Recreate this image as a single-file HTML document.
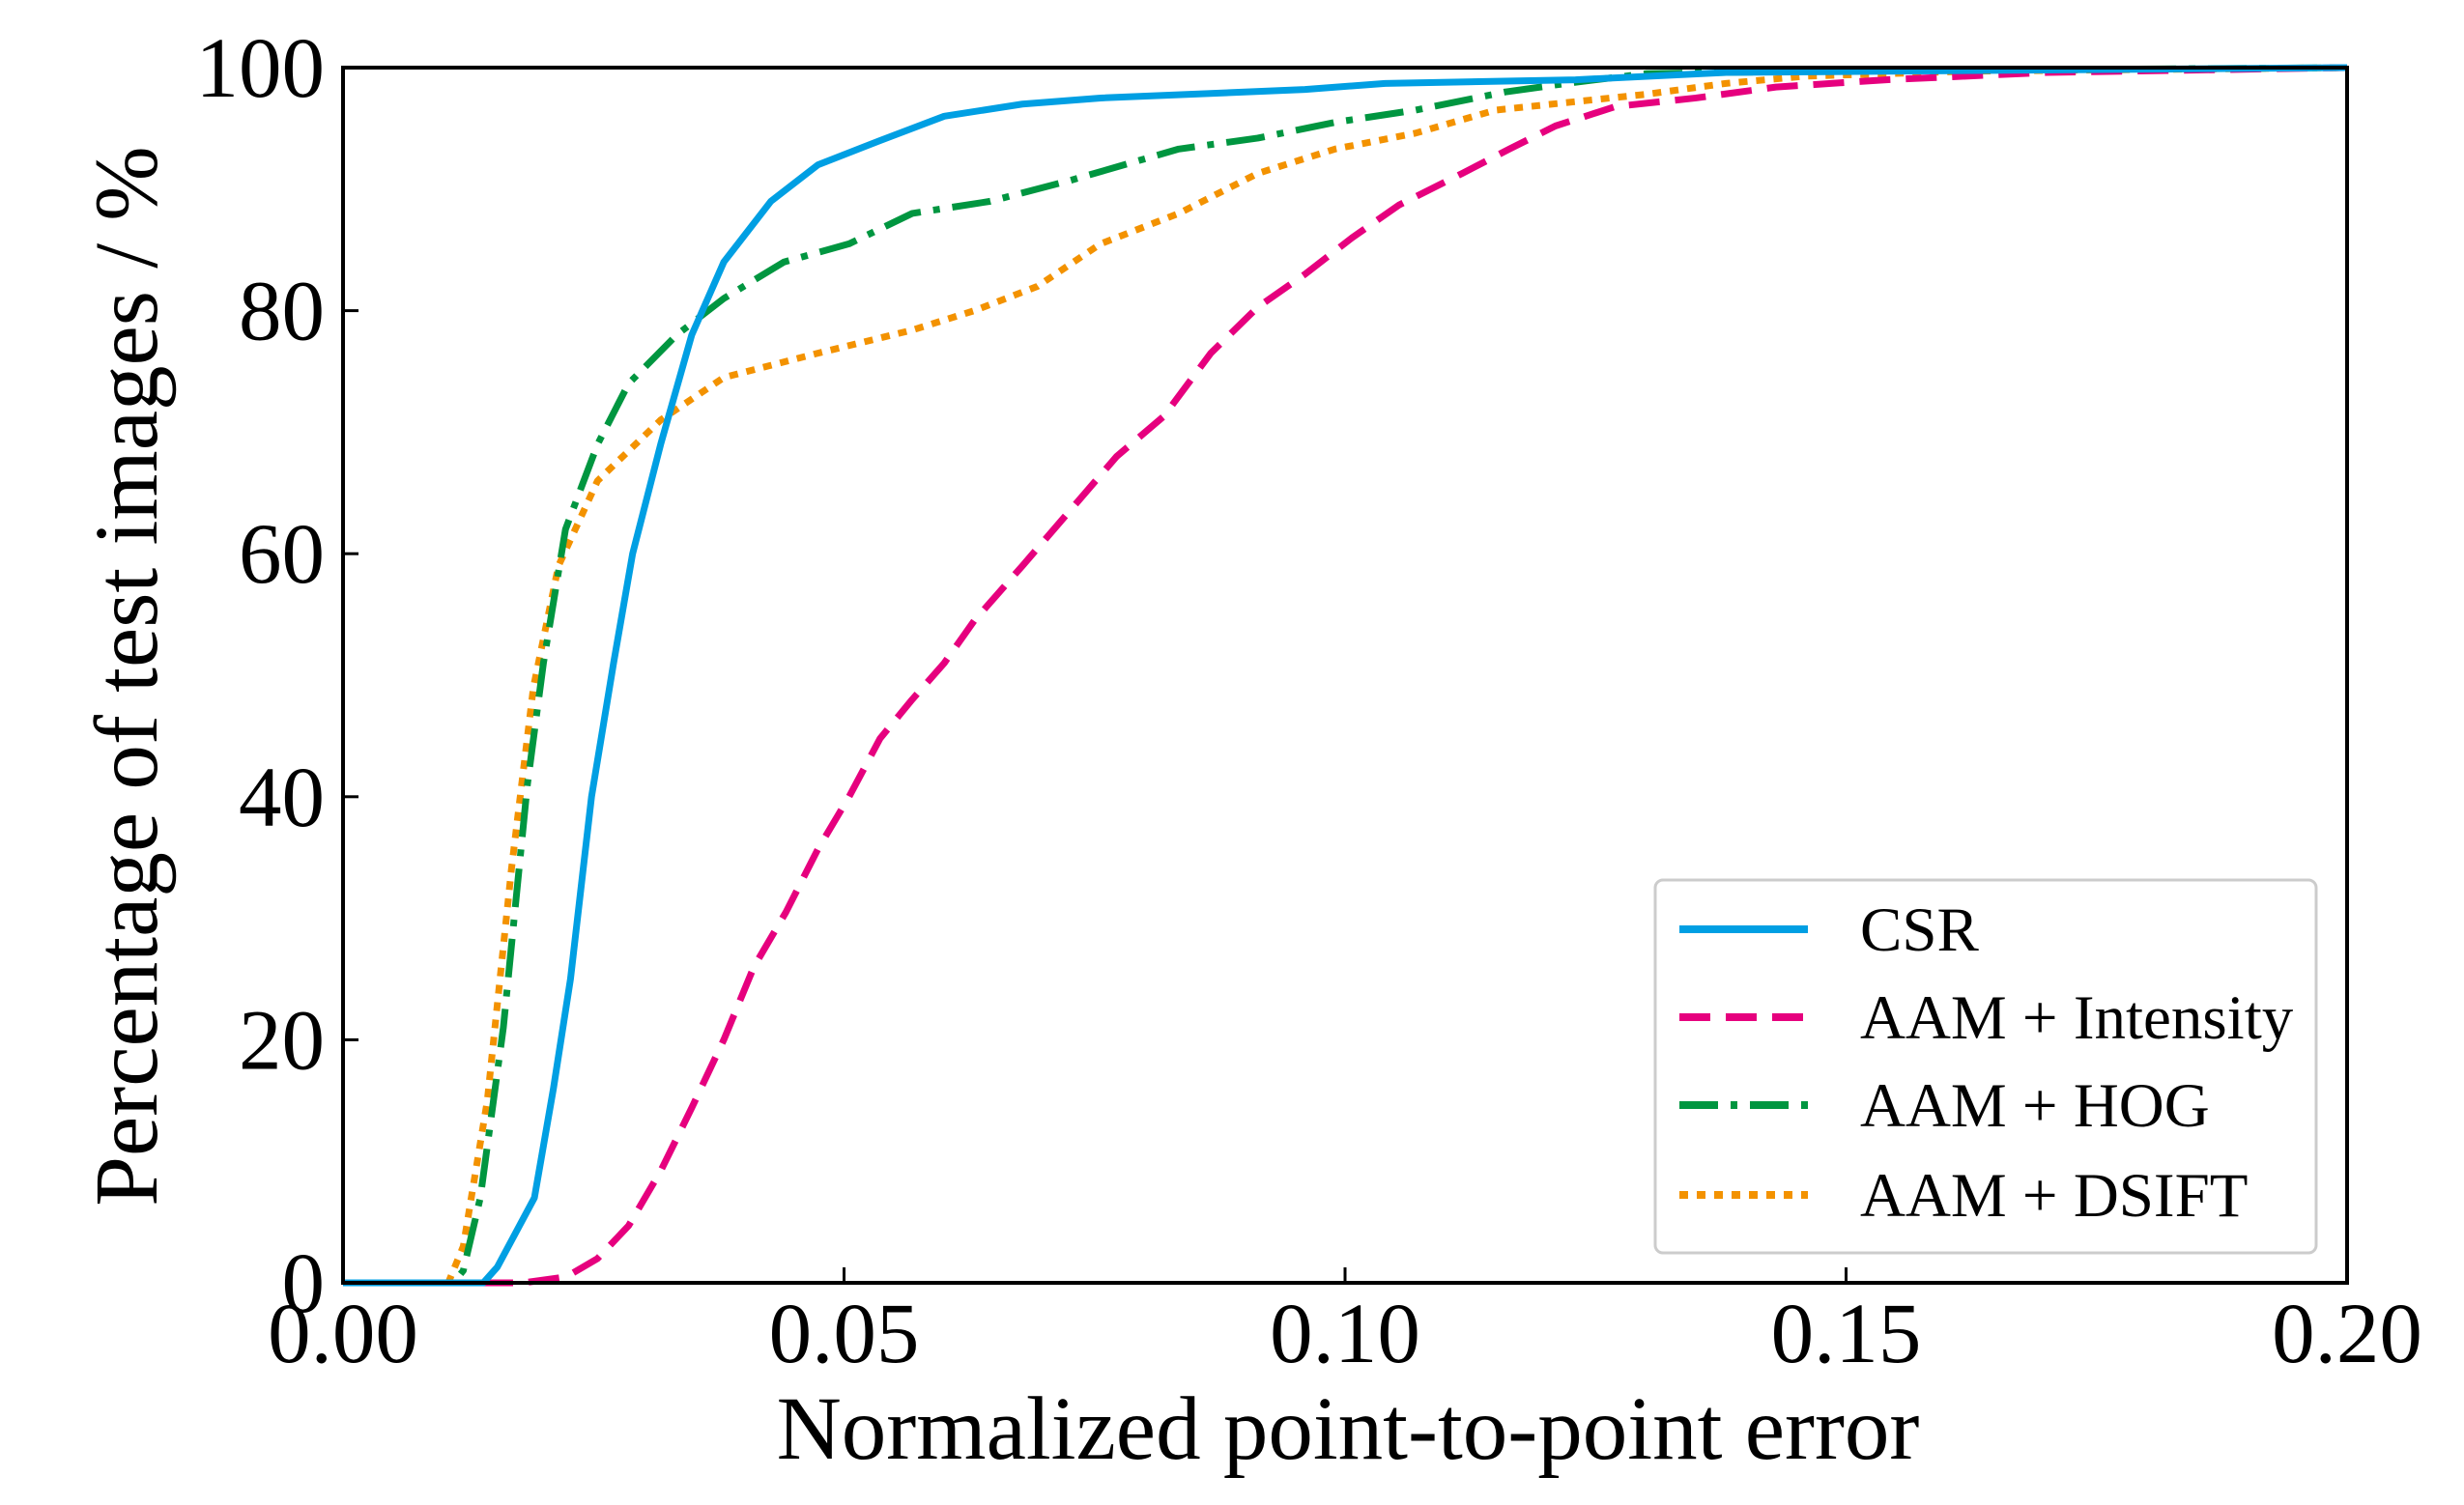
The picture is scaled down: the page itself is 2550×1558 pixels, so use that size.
<!DOCTYPE html>
<html><head><meta charset="utf-8"><style>
html,body{margin:0;padding:0;background:#fff}
svg{display:block;font-family:"Liberation Serif",serif}
</style></head><body>
<svg id="chart" width="2550" height="1558" viewBox="0 0 2550 1558" xmlns="http://www.w3.org/2000/svg">
<g id="series"></g>
<g id="axes"></g>
<g id="legend"></g>
</svg>
<script>
const csrX=[0,0.014,0.0154,0.0191,0.021,0.0227,0.0248,0.027,0.0289,0.0317,0.0348,0.038,0.0427,0.0474,0.0536,0.06,0.0678,0.0756,0.096,0.104,0.123,0.138,0.2];
const csrY=[0,0,1.3,7,16,25,40,51,60,69,78,84,89,92,94,96,97,97.5,98.2,98.7,99,99.6,100];
const intX=[0,0.018,0.0223,0.0254,0.0285,0.0317,0.0348,0.038,0.041,0.0442,0.0474,0.0505,0.0536,0.0568,0.06,0.063,0.0678,0.0725,0.0772,0.0819,0.0866,0.0913,0.096,0.1007,0.1054,0.1117,0.1164,0.121,0.127,0.135,0.143,0.154,0.17,0.2];
const intY=[0,0,0.5,2,4.7,9.2,14.4,20,26,30.5,35.7,40,44.8,48,51,54.5,59,63.5,68,71.3,76.5,80.3,83,86,88.7,91.3,93.3,95.2,96.8,97.5,98.4,99,99.6,100];
const hogX=[0,0.011,0.012,0.0137,0.016,0.0184,0.02,0.0222,0.0254,0.0285,0.0333,0.038,0.044,0.0505,0.0568,0.0646,0.0725,0.0834,0.0913,0.099,0.107,0.116,0.123,0.13,0.146,0.2];
const hogY=[0,0,1,7,21,41,51,62,69,74,78,81,84,85.5,88,89,90.7,93.3,94.2,95.5,96.5,98,98.8,99.5,99.7,100];
const dsX=[0,0.0105,0.012,0.0144,0.0168,0.019,0.0215,0.0254,0.0317,0.038,0.0474,0.0568,0.063,0.0693,0.0756,0.0834,0.0913,0.099,0.107,0.115,0.123,0.13,0.138,0.146,0.162,0.2];
const dsY=[0,0,3,15,34,49,59,66,71,74.5,76.5,78.4,80,82,85.5,88,91.3,93.3,94.6,96.5,97.2,97.8,98.7,99.3,99.7,100];
const xTicks=[0,0.05,0.1,0.15,0.2];
const xTickLabels=["0.00","0.05","0.10","0.15","0.20"];
const yTicks=[0,20,40,60,80,100];
const yTickLabels=["0","20","40","60","80","100"];
const legendLabels=["CSR","AAM + Intensity","AAM + HOG","AAM + DSIFT"];

const NS="http://www.w3.org/2000/svg";
const X0=355,X1=2429,Y0=1328,Y1=70;
const sx=v=>X0+(v-0)/(0.2)*(X1-X0);
const sy=v=>Y0-(v/100)*(Y0-Y1);
function mk(tag,attrs,parent){const e=document.createElementNS(NS,tag);for(const k in attrs)e.setAttribute(k,attrs[k]);parent.appendChild(e);return e;}
const styles=[
 {c:"#009fe3",d:"",w:7,name:"csr-line"},
 {c:"#e6007e",d:"32 16",w:7,name:"aam-intensity-line"},
 {c:"#009640",d:"40 13 7 13",w:7,name:"aam-hog-line"},
 {c:"#f39200",d:"9 9",w:7,name:"aam-dsift-line"}];
const data=[[csrX,csrY],[intX,intY],[hogX,hogY],[dsX,dsY]];
const sg=document.getElementById('series');
[3,2,1,0].forEach(i=>{
 const [xs,ys]=data[i];
 const p=mk('polyline',{points:xs.map((x,j)=>sx(x)+','+sy(ys[j])).join(' '),fill:'none',stroke:styles[i].c,'stroke-width':styles[i].w,'stroke-dasharray':styles[i].d,'stroke-linejoin':'round'},sg);
 
 
});
const ax=document.getElementById('axes');
const fr=mk('rect',{x:X0,y:Y1,width:X1-X0,height:Y0-Y1,fill:'none',stroke:'#000','stroke-width':4},ax);


xTicks.forEach((v,i)=>{
 const t=mk('line',{x1:sx(v),x2:sx(v),y1:Y0,y2:Y0-16,stroke:'#000','stroke-width':3},ax);
 
 
 const l=mk('text',{x:sx(v),y:1410,'font-size':89,'text-anchor':'middle'},ax);
 l.textContent=xTickLabels[i];
 
 
});
yTicks.forEach((v,i)=>{
 const t=mk('line',{x1:X0,x2:X0+16,y1:sy(v),y2:sy(v),stroke:'#000','stroke-width':3},ax);
 
 
 const l=mk('text',{x:336,y:sy(v)+30,'font-size':89,'text-anchor':'end'},ax);
 l.textContent=yTickLabels[i];
 
 
});
const xl=mk('text',{x:1395,y:1510,'font-size':93,'text-anchor':'middle'},ax);
xl.textContent='Normalized point-to-point error';


const yl=mk('text',{x:0,y:0,'font-size':93,'text-anchor':'middle',transform:'translate(162,700) rotate(-90)'},ax);
yl.textContent='Percentage of test images / %';


const lg=document.getElementById('legend');
const box=mk('rect',{x:1713,y:911,width:684,height:386,rx:8,fill:'#fff',stroke:'#ccc','stroke-width':3},lg);


const ly=[962,1053,1144,1237];
legendLabels.forEach((lab,i)=>{
 const g=mk('g',{},lg);
 
 
 mk('line',{x1:1738,x2:1871,y1:ly[i],y2:ly[i],stroke:styles[i].c,'stroke-width':8,'stroke-dasharray':styles[i].d},g);
 const t=mk('text',{x:1925,y:ly[i]+22,'font-size':65},g);
 t.textContent=lab;
});
</script>
</body></html>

┄┄┄┄┄┄┄┄┄┄┄┄┄┄┄┄┄┄┄┄

• _To do_
Do not include the images; transcribe the rest of the listing exactly.

• _Correct answer_
Recreate this image as a single-file HTML document.
The picture is scaled down: the page itself is 2550×1558 pixels, so use that size.
<!DOCTYPE html>
<html><head><meta charset="utf-8"><style>
html,body{margin:0;padding:0;background:#fff}
svg{display:block;font-family:"Liberation Serif",serif}
</style></head><body>
<svg id="chart" width="2550" height="1558" viewBox="0 0 2550 1558" xmlns="http://www.w3.org/2000/svg">
<g id="series"></g>
<g id="axes"></g>
<g id="legend"></g>
</svg>
<script>
const csrX=[0,0.014,0.0154,0.0191,0.021,0.0227,0.0248,0.027,0.0289,0.0317,0.0348,0.038,0.0427,0.0474,0.0536,0.06,0.0678,0.0756,0.096,0.104,0.123,0.138,0.2];
const csrY=[0,0,1.3,7,16,25,40,51,60,69,78,84,89,92,94,96,97,97.5,98.2,98.7,99,99.6,100];
const intX=[0,0.018,0.0223,0.0254,0.0285,0.0317,0.0348,0.038,0.041,0.0442,0.0474,0.0505,0.0536,0.0568,0.06,0.063,0.0678,0.0725,0.0772,0.0819,0.0866,0.0913,0.096,0.1007,0.1054,0.1117,0.1164,0.121,0.127,0.135,0.143,0.154,0.17,0.2];
const intY=[0,0,0.5,2,4.7,9.2,14.4,20,26,30.5,35.7,40,44.8,48,51,54.5,59,63.5,68,71.3,76.5,80.3,83,86,88.7,91.3,93.3,95.2,96.8,97.5,98.4,99,99.6,100];
const hogX=[0,0.011,0.012,0.0137,0.016,0.0184,0.02,0.0222,0.0254,0.0285,0.0333,0.038,0.044,0.0505,0.0568,0.0646,0.0725,0.0834,0.0913,0.099,0.107,0.116,0.123,0.13,0.146,0.2];
const hogY=[0,0,1,7,21,41,51,62,69,74,78,81,84,85.5,88,89,90.7,93.3,94.2,95.5,96.5,98,98.8,99.5,99.7,100];
const dsX=[0,0.0105,0.012,0.0144,0.0168,0.019,0.0215,0.0254,0.0317,0.038,0.0474,0.0568,0.063,0.0693,0.0756,0.0834,0.0913,0.099,0.107,0.115,0.123,0.13,0.138,0.146,0.162,0.2];
const dsY=[0,0,3,15,34,49,59,66,71,74.5,76.5,78.4,80,82,85.5,88,91.3,93.3,94.6,96.5,97.2,97.8,98.7,99.3,99.7,100];
const xTicks=[0,0.05,0.1,0.15,0.2];
const xTickLabels=["0.00","0.05","0.10","0.15","0.20"];
const yTicks=[0,20,40,60,80,100];
const yTickLabels=["0","20","40","60","80","100"];
const legendLabels=["CSR","AAM + Intensity","AAM + HOG","AAM + DSIFT"];

const NS="http://www.w3.org/2000/svg";
const X0=355,X1=2429,Y0=1328,Y1=70;
const sx=v=>X0+(v-0)/(0.2)*(X1-X0);
const sy=v=>Y0-(v/100)*(Y0-Y1);
function mk(tag,attrs,parent){const e=document.createElementNS(NS,tag);for(const k in attrs)e.setAttribute(k,attrs[k]);parent.appendChild(e);return e;}
const styles=[
 {c:"#009fe3",d:"",w:7,name:"csr-line"},
 {c:"#e6007e",d:"32 16",w:7,name:"aam-intensity-line"},
 {c:"#009640",d:"40 13 7 13",w:7,name:"aam-hog-line"},
 {c:"#f39200",d:"9 9",w:7,name:"aam-dsift-line"}];
const data=[[csrX,csrY],[intX,intY],[hogX,hogY],[dsX,dsY]];
const sg=document.getElementById('series');
[3,2,1,0].forEach(i=>{
 const [xs,ys]=data[i];
 const p=mk('polyline',{points:xs.map((x,j)=>sx(x)+','+sy(ys[j])).join(' '),fill:'none',stroke:styles[i].c,'stroke-width':styles[i].w,'stroke-dasharray':styles[i].d,'stroke-linejoin':'round'},sg);
 
 
});
const ax=document.getElementById('axes');
const fr=mk('rect',{x:X0,y:Y1,width:X1-X0,height:Y0-Y1,fill:'none',stroke:'#000','stroke-width':4},ax);


xTicks.forEach((v,i)=>{
 const t=mk('line',{x1:sx(v),x2:sx(v),y1:Y0,y2:Y0-16,stroke:'#000','stroke-width':3},ax);
 
 
 const l=mk('text',{x:sx(v),y:1410,'font-size':89,'text-anchor':'middle'},ax);
 l.textContent=xTickLabels[i];
 
 
});
yTicks.forEach((v,i)=>{
 const t=mk('line',{x1:X0,x2:X0+16,y1:sy(v),y2:sy(v),stroke:'#000','stroke-width':3},ax);
 
 
 const l=mk('text',{x:336,y:sy(v)+30,'font-size':89,'text-anchor':'end'},ax);
 l.textContent=yTickLabels[i];
 
 
});
const xl=mk('text',{x:1395,y:1510,'font-size':93,'text-anchor':'middle'},ax);
xl.textContent='Normalized point-to-point error';


const yl=mk('text',{x:0,y:0,'font-size':93,'text-anchor':'middle',transform:'translate(162,700) rotate(-90)'},ax);
yl.textContent='Percentage of test images / %';


const lg=document.getElementById('legend');
const box=mk('rect',{x:1713,y:911,width:684,height:386,rx:8,fill:'#fff',stroke:'#ccc','stroke-width':3},lg);


const ly=[962,1053,1144,1237];
legendLabels.forEach((lab,i)=>{
 const g=mk('g',{},lg);
 
 
 mk('line',{x1:1738,x2:1871,y1:ly[i],y2:ly[i],stroke:styles[i].c,'stroke-width':8,'stroke-dasharray':styles[i].d},g);
 const t=mk('text',{x:1925,y:ly[i]+22,'font-size':65},g);
 t.textContent=lab;
});
</script>
</body></html>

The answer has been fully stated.